Rows from a dataset
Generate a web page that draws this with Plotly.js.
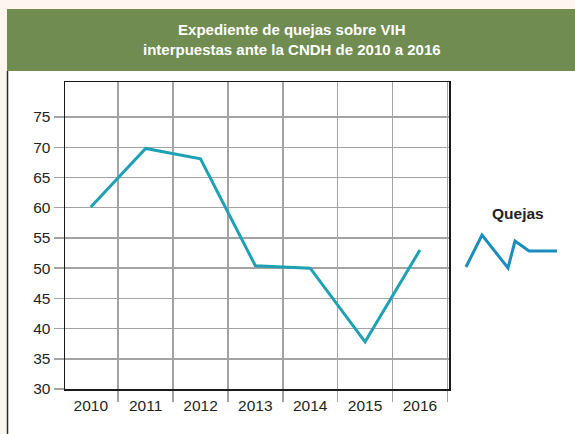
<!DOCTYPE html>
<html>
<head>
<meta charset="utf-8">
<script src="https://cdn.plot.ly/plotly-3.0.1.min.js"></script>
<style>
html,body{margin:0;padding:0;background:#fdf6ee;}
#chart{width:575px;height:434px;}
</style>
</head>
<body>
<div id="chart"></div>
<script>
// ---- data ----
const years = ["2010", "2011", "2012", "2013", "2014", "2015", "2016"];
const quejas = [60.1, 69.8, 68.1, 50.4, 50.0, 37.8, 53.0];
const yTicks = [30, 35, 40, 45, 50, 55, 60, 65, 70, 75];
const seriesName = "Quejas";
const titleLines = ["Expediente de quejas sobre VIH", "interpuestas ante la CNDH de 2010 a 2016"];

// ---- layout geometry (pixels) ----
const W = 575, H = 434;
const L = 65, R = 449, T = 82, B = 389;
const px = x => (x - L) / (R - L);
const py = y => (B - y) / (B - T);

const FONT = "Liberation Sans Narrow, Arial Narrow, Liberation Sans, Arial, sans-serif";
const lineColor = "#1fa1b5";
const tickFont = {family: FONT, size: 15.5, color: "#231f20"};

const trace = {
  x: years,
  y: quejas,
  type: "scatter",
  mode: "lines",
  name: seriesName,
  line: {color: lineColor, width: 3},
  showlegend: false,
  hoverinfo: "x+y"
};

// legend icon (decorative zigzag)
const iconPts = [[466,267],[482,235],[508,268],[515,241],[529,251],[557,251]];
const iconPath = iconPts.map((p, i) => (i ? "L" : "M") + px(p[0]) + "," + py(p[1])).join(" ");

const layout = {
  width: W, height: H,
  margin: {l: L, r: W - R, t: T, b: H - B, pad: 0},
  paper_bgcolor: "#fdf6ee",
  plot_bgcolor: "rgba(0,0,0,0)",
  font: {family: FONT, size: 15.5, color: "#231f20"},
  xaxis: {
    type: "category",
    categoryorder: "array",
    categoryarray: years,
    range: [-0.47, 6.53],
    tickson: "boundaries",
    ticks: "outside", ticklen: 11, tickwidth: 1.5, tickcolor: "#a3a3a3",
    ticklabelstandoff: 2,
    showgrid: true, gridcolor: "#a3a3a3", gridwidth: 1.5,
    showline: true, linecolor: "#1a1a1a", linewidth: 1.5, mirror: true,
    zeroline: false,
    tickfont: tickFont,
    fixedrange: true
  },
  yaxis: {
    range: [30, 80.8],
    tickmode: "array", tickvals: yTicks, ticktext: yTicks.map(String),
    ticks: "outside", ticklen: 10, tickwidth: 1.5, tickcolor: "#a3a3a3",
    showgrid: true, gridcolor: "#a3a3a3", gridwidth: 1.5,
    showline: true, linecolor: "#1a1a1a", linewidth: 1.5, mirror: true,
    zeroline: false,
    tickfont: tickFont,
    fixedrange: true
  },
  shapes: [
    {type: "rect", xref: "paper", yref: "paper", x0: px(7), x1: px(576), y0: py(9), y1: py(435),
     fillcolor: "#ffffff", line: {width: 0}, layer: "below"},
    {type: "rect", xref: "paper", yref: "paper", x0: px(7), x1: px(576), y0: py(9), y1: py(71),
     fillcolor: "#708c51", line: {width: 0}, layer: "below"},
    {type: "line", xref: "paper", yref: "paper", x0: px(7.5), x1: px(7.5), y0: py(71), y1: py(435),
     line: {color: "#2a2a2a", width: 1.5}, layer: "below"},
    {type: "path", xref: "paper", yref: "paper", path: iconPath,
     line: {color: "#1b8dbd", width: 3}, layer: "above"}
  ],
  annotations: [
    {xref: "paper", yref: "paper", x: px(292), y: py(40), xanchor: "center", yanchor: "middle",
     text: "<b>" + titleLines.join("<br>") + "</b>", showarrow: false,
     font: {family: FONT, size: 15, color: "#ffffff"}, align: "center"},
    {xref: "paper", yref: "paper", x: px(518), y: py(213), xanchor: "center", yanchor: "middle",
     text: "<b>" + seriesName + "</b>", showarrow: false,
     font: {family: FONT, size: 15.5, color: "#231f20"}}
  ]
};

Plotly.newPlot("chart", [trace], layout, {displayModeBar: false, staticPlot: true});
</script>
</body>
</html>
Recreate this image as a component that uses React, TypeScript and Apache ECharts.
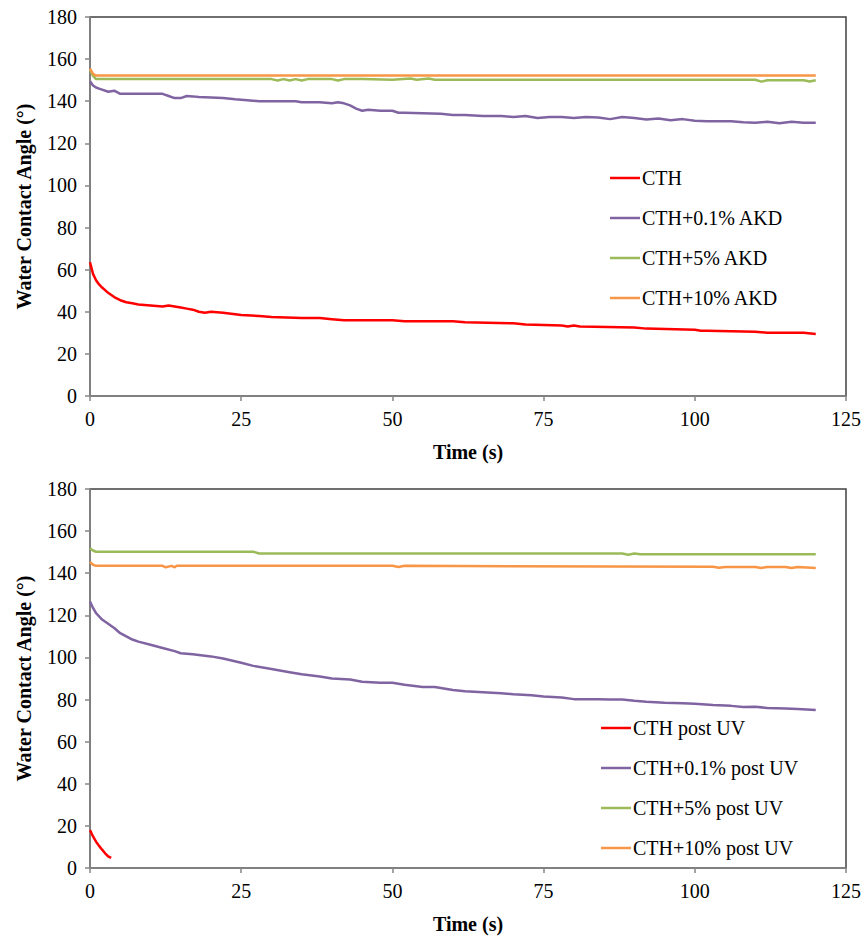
...
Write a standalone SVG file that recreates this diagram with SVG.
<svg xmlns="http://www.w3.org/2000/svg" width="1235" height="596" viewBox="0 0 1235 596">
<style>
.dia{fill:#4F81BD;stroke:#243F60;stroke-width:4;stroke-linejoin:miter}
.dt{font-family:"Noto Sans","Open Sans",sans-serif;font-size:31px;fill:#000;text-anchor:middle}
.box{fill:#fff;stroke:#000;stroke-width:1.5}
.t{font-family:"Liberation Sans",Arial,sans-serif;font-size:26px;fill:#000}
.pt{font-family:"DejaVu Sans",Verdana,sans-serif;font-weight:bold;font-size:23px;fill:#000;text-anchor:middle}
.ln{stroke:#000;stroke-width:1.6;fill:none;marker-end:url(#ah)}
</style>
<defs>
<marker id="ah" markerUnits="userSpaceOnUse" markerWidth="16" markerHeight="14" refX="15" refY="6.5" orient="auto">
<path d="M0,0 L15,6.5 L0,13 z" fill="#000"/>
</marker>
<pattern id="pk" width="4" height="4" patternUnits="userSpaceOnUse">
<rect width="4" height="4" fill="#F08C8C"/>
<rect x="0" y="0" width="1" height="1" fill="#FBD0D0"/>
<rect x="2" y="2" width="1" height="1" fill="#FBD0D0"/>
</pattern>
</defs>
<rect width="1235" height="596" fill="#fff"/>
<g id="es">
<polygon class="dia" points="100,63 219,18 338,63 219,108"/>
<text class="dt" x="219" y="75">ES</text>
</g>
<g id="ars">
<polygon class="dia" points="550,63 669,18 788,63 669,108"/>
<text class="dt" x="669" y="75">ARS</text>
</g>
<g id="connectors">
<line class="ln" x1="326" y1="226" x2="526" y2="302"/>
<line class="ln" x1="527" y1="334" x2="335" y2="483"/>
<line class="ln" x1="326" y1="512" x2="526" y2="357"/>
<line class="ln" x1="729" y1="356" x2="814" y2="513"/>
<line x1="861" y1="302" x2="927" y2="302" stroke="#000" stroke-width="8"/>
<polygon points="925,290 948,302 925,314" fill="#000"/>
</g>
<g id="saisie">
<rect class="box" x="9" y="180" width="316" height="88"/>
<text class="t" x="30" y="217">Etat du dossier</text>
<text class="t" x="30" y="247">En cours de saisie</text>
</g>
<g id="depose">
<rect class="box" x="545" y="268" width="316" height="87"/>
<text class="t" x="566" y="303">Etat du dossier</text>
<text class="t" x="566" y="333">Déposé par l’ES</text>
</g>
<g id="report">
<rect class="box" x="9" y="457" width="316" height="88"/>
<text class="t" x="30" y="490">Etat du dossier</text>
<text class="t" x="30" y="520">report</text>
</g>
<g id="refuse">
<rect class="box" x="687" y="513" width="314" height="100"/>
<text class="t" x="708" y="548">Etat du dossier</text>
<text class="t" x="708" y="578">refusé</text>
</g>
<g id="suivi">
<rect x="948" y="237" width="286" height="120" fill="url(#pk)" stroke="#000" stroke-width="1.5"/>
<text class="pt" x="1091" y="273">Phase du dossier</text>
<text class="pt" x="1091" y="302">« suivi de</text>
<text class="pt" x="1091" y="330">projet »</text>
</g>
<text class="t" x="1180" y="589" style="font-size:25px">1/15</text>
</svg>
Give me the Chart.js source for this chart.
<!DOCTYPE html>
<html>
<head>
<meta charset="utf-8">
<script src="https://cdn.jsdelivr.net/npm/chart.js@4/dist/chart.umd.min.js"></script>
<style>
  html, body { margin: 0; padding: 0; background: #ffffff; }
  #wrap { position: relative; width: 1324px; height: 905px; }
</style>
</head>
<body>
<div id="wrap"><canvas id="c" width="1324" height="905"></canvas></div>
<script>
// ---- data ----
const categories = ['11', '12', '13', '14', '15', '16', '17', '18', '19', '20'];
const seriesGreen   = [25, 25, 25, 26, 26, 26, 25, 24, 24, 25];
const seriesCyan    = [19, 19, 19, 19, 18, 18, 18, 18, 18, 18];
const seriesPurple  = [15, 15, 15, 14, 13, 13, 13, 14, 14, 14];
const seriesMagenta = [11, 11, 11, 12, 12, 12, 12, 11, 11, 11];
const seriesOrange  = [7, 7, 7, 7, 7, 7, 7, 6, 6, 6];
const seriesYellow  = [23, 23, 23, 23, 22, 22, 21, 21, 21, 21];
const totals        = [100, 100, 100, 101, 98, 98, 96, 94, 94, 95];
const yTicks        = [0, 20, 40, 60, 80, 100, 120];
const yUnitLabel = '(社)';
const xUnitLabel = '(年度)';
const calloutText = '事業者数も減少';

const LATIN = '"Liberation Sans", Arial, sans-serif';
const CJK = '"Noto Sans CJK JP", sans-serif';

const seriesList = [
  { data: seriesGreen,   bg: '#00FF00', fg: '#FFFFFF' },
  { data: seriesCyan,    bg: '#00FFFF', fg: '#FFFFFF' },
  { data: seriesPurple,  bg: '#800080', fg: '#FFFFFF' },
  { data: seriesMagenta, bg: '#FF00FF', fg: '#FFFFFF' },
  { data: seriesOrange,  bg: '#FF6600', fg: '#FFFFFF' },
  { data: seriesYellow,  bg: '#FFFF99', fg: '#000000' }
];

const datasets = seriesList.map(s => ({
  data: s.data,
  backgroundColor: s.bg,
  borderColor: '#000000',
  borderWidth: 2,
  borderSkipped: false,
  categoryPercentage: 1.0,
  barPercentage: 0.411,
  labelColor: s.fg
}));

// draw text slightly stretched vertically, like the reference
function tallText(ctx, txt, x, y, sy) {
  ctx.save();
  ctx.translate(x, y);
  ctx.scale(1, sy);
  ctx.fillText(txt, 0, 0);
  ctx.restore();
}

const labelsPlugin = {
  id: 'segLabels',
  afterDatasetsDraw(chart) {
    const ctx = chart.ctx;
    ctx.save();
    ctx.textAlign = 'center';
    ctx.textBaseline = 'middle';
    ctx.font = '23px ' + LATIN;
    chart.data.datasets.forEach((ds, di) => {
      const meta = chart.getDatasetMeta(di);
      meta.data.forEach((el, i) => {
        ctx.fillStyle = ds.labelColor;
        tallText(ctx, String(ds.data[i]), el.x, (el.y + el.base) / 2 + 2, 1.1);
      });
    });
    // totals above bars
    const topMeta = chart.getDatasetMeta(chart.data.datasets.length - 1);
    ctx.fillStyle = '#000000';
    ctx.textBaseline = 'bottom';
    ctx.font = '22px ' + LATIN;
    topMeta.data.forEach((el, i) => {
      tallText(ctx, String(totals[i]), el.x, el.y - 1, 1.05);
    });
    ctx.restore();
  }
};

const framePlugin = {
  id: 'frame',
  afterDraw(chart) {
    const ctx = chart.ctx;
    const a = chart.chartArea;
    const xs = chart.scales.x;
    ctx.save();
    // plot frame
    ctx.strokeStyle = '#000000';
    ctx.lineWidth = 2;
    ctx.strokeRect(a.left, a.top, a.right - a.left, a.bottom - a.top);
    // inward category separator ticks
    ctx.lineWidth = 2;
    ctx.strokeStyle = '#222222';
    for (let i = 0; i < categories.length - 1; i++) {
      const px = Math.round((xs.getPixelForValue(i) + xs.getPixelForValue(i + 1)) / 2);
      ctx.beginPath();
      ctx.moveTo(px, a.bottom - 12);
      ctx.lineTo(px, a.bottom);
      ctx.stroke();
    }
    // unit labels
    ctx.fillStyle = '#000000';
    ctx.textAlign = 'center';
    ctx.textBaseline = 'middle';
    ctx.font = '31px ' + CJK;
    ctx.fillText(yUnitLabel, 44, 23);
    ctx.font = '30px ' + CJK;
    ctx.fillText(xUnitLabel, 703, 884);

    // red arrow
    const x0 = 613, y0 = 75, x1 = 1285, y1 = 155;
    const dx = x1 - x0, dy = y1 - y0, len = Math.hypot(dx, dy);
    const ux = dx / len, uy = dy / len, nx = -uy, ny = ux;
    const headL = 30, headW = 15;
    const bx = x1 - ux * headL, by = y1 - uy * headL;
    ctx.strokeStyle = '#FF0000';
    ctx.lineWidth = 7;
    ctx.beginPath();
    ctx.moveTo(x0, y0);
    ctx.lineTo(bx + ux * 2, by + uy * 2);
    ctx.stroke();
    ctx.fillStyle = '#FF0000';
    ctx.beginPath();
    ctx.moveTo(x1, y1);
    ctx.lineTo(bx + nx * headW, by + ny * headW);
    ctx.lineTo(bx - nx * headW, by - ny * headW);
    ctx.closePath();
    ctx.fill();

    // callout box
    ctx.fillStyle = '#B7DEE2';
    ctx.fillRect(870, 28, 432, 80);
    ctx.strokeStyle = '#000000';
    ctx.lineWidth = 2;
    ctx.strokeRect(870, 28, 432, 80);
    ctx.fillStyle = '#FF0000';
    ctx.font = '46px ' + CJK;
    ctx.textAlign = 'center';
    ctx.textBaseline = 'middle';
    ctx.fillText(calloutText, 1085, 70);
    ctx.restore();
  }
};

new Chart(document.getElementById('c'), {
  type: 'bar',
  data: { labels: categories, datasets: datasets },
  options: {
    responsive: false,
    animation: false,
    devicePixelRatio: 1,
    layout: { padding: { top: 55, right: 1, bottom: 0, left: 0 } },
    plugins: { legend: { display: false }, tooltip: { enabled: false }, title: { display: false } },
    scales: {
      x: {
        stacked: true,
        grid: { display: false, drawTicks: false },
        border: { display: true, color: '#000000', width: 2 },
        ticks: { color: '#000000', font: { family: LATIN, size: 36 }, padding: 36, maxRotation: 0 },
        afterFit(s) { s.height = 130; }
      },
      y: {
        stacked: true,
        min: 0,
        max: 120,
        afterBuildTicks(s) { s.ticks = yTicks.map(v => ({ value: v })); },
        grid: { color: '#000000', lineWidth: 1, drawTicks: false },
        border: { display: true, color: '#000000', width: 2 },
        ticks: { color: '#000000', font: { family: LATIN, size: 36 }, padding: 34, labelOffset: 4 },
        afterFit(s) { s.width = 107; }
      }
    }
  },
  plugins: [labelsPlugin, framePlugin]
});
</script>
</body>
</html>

Problem description: Using the entries above, transcribe every line from the line containing "Generate a web" through the line containing "const iconPath = iconPts.map((p, i)". Do not copy pictures.

Answer to the task:
Generate a web page that draws this with Plotly.js.
<!DOCTYPE html>
<html>
<head>
<meta charset="utf-8">
<script src="https://cdn.plot.ly/plotly-3.0.1.min.js"></script>
<style>
html,body{margin:0;padding:0;background:#fdf6ee;}
#chart{width:575px;height:434px;}
</style>
</head>
<body>
<div id="chart"></div>
<script>
// ---- data ----
const years = ["2010", "2011", "2012", "2013", "2014", "2015", "2016"];
const quejas = [60.1, 69.8, 68.1, 50.4, 50.0, 37.8, 53.0];
const yTicks = [30, 35, 40, 45, 50, 55, 60, 65, 70, 75];
const seriesName = "Quejas";
const titleLines = ["Expediente de quejas sobre VIH", "interpuestas ante la CNDH de 2010 a 2016"];

// ---- layout geometry (pixels) ----
const W = 575, H = 434;
const L = 65, R = 449, T = 82, B = 389;
const px = x => (x - L) / (R - L);
const py = y => (B - y) / (B - T);

const FONT = "Liberation Sans Narrow, Arial Narrow, Liberation Sans, Arial, sans-serif";
const lineColor = "#1fa1b5";
const tickFont = {family: FONT, size: 15.5, color: "#231f20"};

const trace = {
  x: years,
  y: quejas,
  type: "scatter",
  mode: "lines",
  name: seriesName,
  line: {color: lineColor, width: 3},
  showlegend: false,
  hoverinfo: "x+y"
};

// legend icon (decorative zigzag)
const iconPts = [[466,267],[482,235],[508,268],[515,241],[529,251],[557,251]];
const iconPath = iconPts.map((p, i) => (i ? "L" : "M") + px(p[0]) + "," + py(p[1])).join(" ");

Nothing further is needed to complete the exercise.